Colonel Kumar Lama is accused of committing the alleged crimes in Nepal during the country's civil war in 2005.

The 46-year-old, currently seconded to the UN, was arrested at his East Sussex home by the Met Police on Thursday.

He faces trial in Britain under a law that allows prosecution of alleged war criminals.

Col Lama spoke once to confirm his identity at the hearing, where he was charged with intentionally "inflicting severe pain or suffering" as a public official on two separate individuals.

The offences are thought to have taken place between April and May 2005 and April and October 2005 at the Gorusinghe Army Barracks in Kapilvastu, Nepal.

Protest note

Col Lama's arrest in St Leonards-on-Sea near Hastings has angered the Nepalese government, who have requested Col Lama's immediate release.
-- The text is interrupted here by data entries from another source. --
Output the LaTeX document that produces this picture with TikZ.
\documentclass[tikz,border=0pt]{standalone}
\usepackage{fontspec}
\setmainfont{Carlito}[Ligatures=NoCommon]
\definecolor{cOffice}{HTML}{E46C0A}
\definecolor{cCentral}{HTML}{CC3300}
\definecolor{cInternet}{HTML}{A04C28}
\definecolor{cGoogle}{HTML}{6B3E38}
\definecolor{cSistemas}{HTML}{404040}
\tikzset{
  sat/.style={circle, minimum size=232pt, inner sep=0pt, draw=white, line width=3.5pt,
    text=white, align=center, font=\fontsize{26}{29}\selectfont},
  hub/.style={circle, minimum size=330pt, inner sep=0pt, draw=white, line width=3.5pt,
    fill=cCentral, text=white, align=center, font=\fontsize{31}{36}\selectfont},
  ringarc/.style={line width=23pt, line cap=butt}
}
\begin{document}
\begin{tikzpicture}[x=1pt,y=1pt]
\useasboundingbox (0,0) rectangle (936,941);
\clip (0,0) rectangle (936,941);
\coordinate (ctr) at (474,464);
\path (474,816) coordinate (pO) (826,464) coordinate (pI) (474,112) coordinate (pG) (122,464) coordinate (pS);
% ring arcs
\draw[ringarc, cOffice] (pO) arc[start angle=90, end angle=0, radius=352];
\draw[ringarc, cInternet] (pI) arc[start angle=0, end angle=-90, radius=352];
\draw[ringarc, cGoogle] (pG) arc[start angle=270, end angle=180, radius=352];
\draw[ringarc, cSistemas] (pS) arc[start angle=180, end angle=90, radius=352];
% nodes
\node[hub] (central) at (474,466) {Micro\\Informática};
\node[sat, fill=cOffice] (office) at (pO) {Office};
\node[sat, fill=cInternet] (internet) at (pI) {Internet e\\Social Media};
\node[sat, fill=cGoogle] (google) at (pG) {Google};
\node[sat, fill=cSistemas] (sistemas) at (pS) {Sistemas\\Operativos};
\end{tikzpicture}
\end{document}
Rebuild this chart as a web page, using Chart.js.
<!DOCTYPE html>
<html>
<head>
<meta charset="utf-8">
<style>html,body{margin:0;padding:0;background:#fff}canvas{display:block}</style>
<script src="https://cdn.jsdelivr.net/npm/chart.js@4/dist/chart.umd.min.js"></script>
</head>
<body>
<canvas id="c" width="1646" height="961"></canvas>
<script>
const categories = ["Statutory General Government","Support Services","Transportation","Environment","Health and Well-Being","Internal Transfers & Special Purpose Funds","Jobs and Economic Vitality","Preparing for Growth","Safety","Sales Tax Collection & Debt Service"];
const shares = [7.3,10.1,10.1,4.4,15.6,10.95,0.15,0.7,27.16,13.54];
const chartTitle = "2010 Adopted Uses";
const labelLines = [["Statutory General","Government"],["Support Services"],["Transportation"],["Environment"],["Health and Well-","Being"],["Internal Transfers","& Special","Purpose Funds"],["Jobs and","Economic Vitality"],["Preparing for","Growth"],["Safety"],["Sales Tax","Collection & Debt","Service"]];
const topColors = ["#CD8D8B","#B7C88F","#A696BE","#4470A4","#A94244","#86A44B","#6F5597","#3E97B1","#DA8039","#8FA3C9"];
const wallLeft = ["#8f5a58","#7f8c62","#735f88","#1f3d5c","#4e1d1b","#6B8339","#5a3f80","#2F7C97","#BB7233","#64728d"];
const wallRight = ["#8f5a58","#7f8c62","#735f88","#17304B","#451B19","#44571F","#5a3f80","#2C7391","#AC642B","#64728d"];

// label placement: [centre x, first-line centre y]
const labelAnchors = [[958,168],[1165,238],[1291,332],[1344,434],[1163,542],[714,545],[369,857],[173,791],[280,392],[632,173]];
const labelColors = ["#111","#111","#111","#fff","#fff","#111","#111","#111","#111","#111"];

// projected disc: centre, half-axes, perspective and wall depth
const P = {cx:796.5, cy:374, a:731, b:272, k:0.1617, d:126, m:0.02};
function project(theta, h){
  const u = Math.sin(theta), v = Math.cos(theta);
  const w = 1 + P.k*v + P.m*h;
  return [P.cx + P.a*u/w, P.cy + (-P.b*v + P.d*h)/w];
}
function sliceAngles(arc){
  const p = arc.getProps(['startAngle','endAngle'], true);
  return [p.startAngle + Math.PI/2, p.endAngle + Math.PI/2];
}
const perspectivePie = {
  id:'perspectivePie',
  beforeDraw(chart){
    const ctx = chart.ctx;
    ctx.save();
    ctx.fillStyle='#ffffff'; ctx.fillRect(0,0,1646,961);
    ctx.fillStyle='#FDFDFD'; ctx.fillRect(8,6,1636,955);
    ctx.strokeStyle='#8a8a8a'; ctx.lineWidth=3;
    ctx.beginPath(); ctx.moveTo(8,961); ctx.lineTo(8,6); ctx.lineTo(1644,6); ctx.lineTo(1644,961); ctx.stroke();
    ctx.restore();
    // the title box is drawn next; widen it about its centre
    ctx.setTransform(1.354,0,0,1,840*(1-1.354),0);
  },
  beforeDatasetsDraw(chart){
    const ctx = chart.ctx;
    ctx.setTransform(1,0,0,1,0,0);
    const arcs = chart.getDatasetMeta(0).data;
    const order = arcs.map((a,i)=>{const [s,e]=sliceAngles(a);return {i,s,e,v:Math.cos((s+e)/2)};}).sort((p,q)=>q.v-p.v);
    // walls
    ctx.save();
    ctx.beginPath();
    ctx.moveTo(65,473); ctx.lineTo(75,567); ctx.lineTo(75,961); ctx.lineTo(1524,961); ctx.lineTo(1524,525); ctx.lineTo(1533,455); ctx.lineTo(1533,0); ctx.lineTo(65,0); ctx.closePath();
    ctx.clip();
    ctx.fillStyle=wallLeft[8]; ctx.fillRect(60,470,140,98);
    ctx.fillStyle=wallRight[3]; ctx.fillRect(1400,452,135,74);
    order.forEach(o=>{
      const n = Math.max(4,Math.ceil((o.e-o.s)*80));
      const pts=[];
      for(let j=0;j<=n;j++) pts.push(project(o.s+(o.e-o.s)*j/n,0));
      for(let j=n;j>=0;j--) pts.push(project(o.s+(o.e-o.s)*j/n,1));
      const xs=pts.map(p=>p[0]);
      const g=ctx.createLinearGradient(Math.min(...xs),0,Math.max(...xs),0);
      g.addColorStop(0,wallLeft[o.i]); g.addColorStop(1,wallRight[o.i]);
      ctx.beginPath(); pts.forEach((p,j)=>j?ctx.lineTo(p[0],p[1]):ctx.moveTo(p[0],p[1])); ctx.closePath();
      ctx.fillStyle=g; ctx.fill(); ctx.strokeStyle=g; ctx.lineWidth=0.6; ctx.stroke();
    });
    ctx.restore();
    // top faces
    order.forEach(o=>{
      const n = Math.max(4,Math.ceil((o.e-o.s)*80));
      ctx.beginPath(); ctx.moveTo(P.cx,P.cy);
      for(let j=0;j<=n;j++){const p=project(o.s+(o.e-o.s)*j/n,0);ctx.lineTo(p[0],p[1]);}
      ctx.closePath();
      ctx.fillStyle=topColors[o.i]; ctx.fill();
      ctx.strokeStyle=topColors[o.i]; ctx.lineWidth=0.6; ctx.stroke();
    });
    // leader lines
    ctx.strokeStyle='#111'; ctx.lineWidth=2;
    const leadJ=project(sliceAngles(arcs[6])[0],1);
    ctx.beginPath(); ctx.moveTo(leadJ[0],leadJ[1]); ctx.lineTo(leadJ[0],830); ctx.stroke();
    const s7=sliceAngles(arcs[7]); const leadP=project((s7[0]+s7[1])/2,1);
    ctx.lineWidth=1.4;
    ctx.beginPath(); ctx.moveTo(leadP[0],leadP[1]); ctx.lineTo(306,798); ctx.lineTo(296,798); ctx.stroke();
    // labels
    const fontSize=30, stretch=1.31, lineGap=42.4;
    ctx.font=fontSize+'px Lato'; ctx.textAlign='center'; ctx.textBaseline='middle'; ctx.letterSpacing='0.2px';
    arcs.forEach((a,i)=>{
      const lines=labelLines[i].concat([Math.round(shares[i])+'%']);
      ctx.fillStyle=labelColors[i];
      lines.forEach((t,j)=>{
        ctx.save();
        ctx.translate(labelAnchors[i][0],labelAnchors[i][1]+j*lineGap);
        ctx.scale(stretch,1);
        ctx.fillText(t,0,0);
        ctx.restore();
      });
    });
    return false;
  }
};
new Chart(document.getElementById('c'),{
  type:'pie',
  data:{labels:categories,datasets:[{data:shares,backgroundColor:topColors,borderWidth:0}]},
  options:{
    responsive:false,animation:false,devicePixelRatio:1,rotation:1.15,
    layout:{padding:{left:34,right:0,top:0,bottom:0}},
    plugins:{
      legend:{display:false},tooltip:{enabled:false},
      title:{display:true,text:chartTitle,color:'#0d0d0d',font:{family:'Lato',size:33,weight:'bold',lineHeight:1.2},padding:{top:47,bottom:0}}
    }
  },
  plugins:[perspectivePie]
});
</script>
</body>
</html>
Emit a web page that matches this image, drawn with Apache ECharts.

They have summoned the UK ambassador in Kathmandu to protest and instructed the Nepalese embassy in London to submit a protest note to Downing Street.

Two diplomats from the Nepalese embassy were at Westminster Magistrates for the short hearing.

Col Lama is currently employed as a UN peace keeper in South Sudan. He was due to return to Africa on Saturday after a Christmas break to the UK, but was arrested on 3 January.

The court heard the colonel had previously served as a UN peacekeeper in Sierra Leone and twice in Lebanon.

District Judge Quentin Purdy ordered the 46-year-old to remain in custody before he appears at the Old Bailey in London on 24 January.